Opper shared letters from Dustin Williams' mother, Nancy Williams, who was present and spoke before the sentencing. Friends of the family, including friends from church and Williams' girlfriend, were also present.

"I love my son. My only child. My only family member. There is no one else," Nancy Williams said.

She described her son as having a learning disability, which made it easy for others to take advantage of him. Williams also said that she's lived in Wisconsin for 67 years but will now be selling her house and moving.

"I am begging the court to send a loud message to the community that drug users and drug dealers will not be tolerated," Williams said.

Opper also shared with the court that a witness (a confidant of Essmann) had come forward who alleged that Essmann knew the incident to be Williams' first heroin experience and apparently left knowing that Williams was not well. There was also some question as to whether Essmann injected Williams directly because it may have been his first time; the autopsy showed marks on his right elbow - Williams was right handed.

Discussion was cut short, however, because the testimony was submitted after the Oct. 3 plea hearing and because it was the first time that defense attorney Robert D'Arruda had heard it. Regardless, when Essmann was asked about these details, she denied them.

D'Arruda argued that the drug dealer in Milwaukee should be held responsible, not Essmann. He added that Essmann has no juvenile record, comes from a good family and graduated from high school.

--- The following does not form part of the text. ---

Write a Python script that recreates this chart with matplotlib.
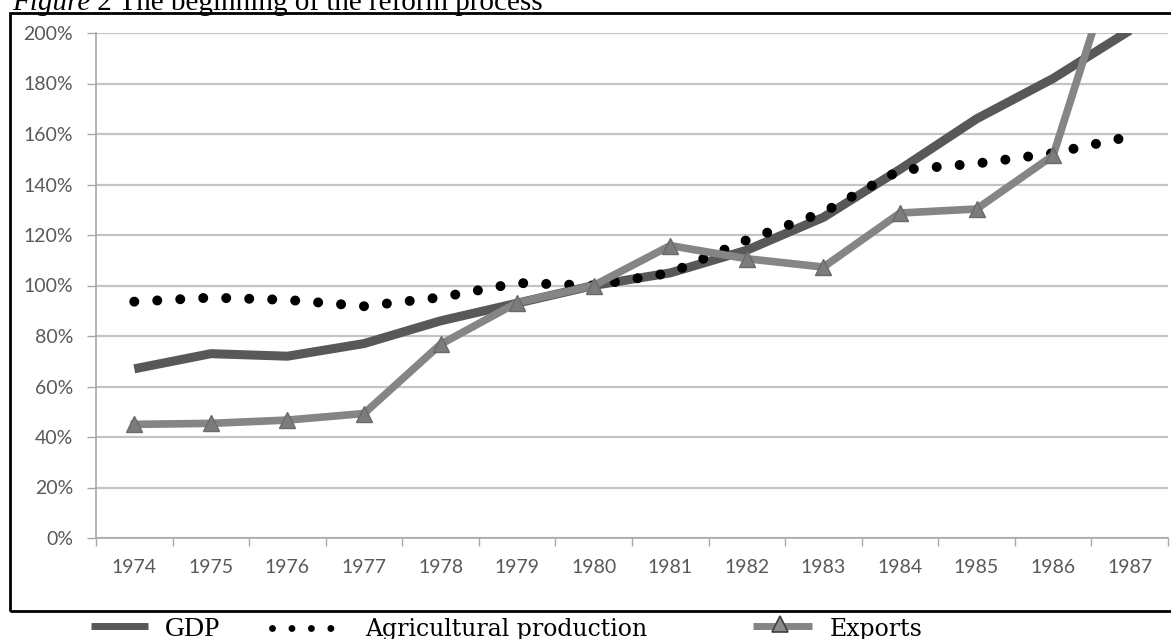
import matplotlib.pyplot as plt
import matplotlib.patches as mpatches
from matplotlib.lines import Line2D

# ─── DATA (index 1980 = 100%) ────────────────────────────────────────────────
years = [1974, 1975, 1976, 1977, 1978, 1979, 1980,
         1981, 1982, 1983, 1984, 1985, 1986, 1987]
gdp = [67, 73, 72, 77, 86, 93, 100, 105, 114, 127, 146, 166, 182, 201]
agri = [93.6, 95.2, 94.3, 91.8, 95.3, 101, 100, 105, 118, 129, 145.7, 148.3, 152.4, 159]
exports = [45, 45.4, 46.7, 49.3, 76.7, 93.2, 100, 115.8, 110.6, 107.3, 128.7, 130.3, 151.5, 247]
y_ticks = [0, 20, 40, 60, 80, 100, 120, 140, 160, 180, 200]
y_tick_labels = [f"{v}%" for v in y_ticks]
caption_italic = "Figure"
caption_rest = " 2 The beginning of the reform process"
legend_labels = ["GDP", "Agricultural production", "Exports"]

W, H = 1171, 639
GDP_COLOR = "#585858"
EXP_COLOR = "#858585"
LABEL_COLOR = "#595959"
GRID_COLOR = "#c4c4c4"


def px(x, y_top):
    """pixel position (from top-left) -> figure fraction"""
    return x / W, (H - y_top) / H


fig = plt.figure(figsize=(W / 100, H / 100), dpi=100)
ax = fig.add_axes([96 / W, (H - 538) / H, 1072 / W, 505 / H])

xs = list(range(len(years)))
ax.plot(xs, gdp, color=GDP_COLOR, lw=6.5, solid_capstyle="butt", solid_joinstyle="round", zorder=3)
ax.plot(xs, agri, color="black", lw=7.2, linestyle=(0, (0.001, 2.3)),
        dash_capstyle="round", zorder=4)
ax.plot(xs, exports, color=EXP_COLOR, lw=5.5, solid_joinstyle="miter",
        marker="^", markersize=12, markerfacecolor="#7c7c7c",
        markeredgecolor="#6a6a6a", markeredgewidth=1, zorder=5)

ax.set_xlim(-0.5, len(years) - 0.5)
ax.set_ylim(0, 200)

ax.set_yticks(y_ticks)
ax.set_yticklabels(y_tick_labels)
ax.set_xticks(xs)
ax.set_xticklabels([str(y) for y in years])
ax.set_xticks([i - 0.5 for i in range(len(years) + 1)], minor=True)

for lbl in ax.get_xticklabels() + ax.get_yticklabels():
    lbl.set_fontfamily("Lato")
    lbl.set_fontsize(14)
    lbl.set_color(LABEL_COLOR)

ax.tick_params(axis="y", direction="out", length=6.5, width=1, color="#a8a8a8", pad=10)
ax.tick_params(axis="x", which="major", length=0, pad=15)
ax.tick_params(axis="x", which="minor", direction="out", length=6, width=1, color="#a8a8a8")

ax.grid(axis="y", color=GRID_COLOR, lw=1.6, zorder=0)
ax.set_axisbelow(True)
for side in ["top", "right"]:
    ax.spines[side].set_visible(False)
for side in ["left", "bottom"]:
    ax.spines[side].set_color("#a8a8a8")
    ax.spines[side].set_linewidth(1.2)

# frame box around the chart
x0, y0 = px(10, 611)
box = mpatches.Rectangle((x0, y0), 1.2, (611 - 13) / H, transform=fig.transFigure,
                         fill=False, edgecolor="black", lw=2, clip_on=False)
fig.patches.append(box)

# caption (cut at the top, as in the source page)
cx, cy = px(12, 10)
t1 = fig.text(cx, cy, caption_italic, fontfamily="Liberation Serif", fontstyle="italic",
              fontsize=21, va="baseline", ha="left")
fig.canvas.draw()
bb = t1.get_window_extent()
fig.text(bb.x1 / W, cy, caption_rest, fontfamily="Liberation Serif",
         fontsize=21, va="baseline", ha="left")

# legend below the box
ly = 626
fig.lines.append(Line2D([91 / W, 148 / W], [px(0, ly)[1]] * 2, transform=fig.transFigure,
                        color=GDP_COLOR, lw=5, solid_capstyle="butt"))
fig.text(165 / W, px(0, 636)[1], legend_labels[0], fontfamily="Liberation Serif",
         fontsize=20, va="baseline")
fig.lines.append(Line2D([272 / W, 332 / W], [px(0, 628)[1]] * 2, transform=fig.transFigure,
                        color="black", lw=5, linestyle=(0, (0.001, 2.8)),
                        dash_capstyle="round"))
fig.text(365 / W, px(0, 636)[1], legend_labels[1], fontfamily="DejaVu Serif",
         fontsize=17, va="baseline")
fig.lines.append(Line2D([753 / W, 812 / W], [px(0, ly)[1]] * 2, transform=fig.transFigure,
                        color=EXP_COLOR, lw=5, solid_capstyle="butt"))
fig.lines.append(Line2D([780 / W], [px(0, ly - 2)[1]], transform=fig.transFigure,
                        marker="^", markersize=12, markerfacecolor="#8a8a8a",
                        markeredgecolor="#404040", markeredgewidth=1.2, lw=0))
fig.text(830 / W, px(0, 636)[1], legend_labels[2], fontfamily="DejaVu Serif",
         fontsize=17, va="baseline")

fig.savefig("out.png", dpi=100, facecolor="white")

D'Arruda noted that Essmann is pregnant, expecting a child in March 2013, and should be involved in her child's life while she is still young. In the meantime, he would like to make arrangements to put the child in the family's custody.

Some of Essmann's family members read letters of support. They said Williams had a history of drug use and described Essmann as an addict, not a dealer.

Speaking before her sentencing, Essmann said that she plans to take college courses while incarcerated. "As much as I wish I could bring Dustin (Williams) back or trade places with him, I can't," Essmann said.

Domina sentenced Essmann to eight years in jail and an additional seven years of extended supervision. She is not eligible to challenge incarceration.

Domina pointed out that he reserved the right to place Essmann in jail for the full 15 year sentence if she failed the conditions of her eventual release, that is, if she failed to maintain complete sobriety or proper communication with her physicians or state-appointed agents during those seven years of extended supervision.

A restitution hearing for Williams' family has been arranged for Jan. 16.